Saturday, June 23, 2012
Christiane Amanpour in Cairo talking to Aung San Suu Kyi in Oslo - and the true brilliance of global 24 hour news.
Sadly it doesn't happen often - it doesn't even happen 24 hours of the day - but when global television news lives up to the best of what it should and can be, and makes full use of its true reach such as CNN International (DStv 401) showed last night with Christiane Amanpour, the result is nothing short of spectacular, impactful, amazing and inspiring.
In Amanpour Friday night on CNN International, South African TV viewers and viewers around the world, saw the always-brilliant Christiane Amanpour - uniquely the undisputed "news Oprah" of the world with all her high profile exclusive interview "gets" - interviewing Aung San Suu Kyi.
Why amazing? First off, Christiane Amanpour did the interview by satellite from Cairo, Egypt. Christiane Amanpour took her New York based weekday show Amanpour to Cairo and did the show from there the past few days covering the aftermath of the Egyptian elections.

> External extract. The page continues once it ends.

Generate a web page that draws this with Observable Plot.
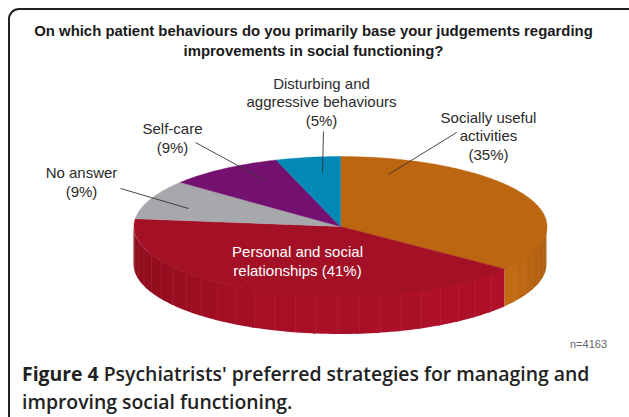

Then Christiane Amanpour interviewed Aung San Suu Kyi live who's based in Oslo, Norway after she visited Britain earlier this week.
How incredibly rare and actually extraordinary a moment to be watching in one part of the world - wherever the viewer is based - the world's best television news journalist based in another part of the world, doing an insightful, revealing and great interview with a high profile international news maker based in yet another part of the world.
Despite the explosion of global 24 hour TV news channels and the plethora of choices, something like Christiane Amanpour, based out-of-studio in a foreign location, interviewing someone live for longer than the 2 minute satellite link-up limit also based out-of-studio in also a foreign location simply does not happen as often as one would think.
It shows what is truly possible (yet very expensive and time-consuming to book and execute) for global television news and what is possible for this medium and this genre and this news platform when it meets its highest form of functionality.
If you think for a minute of what it takes to link Cairo with Oslo live, then broadcast it to the world, after getting the interviewee to agree for a sit-down, and having surely had very little time to try and book the guest, its truly amazing what's possible.
Kudos to CNN International and Christiane Amanpour specifically for remaining true to a ethos of real news values; for pushing for relevancy and immediacy in an environment and an era where most of what is real news has largely fallen by the wayside, and for using the bit of satellite link time available and utilising it for the best substantive content that the medium - and the production team - can deliver.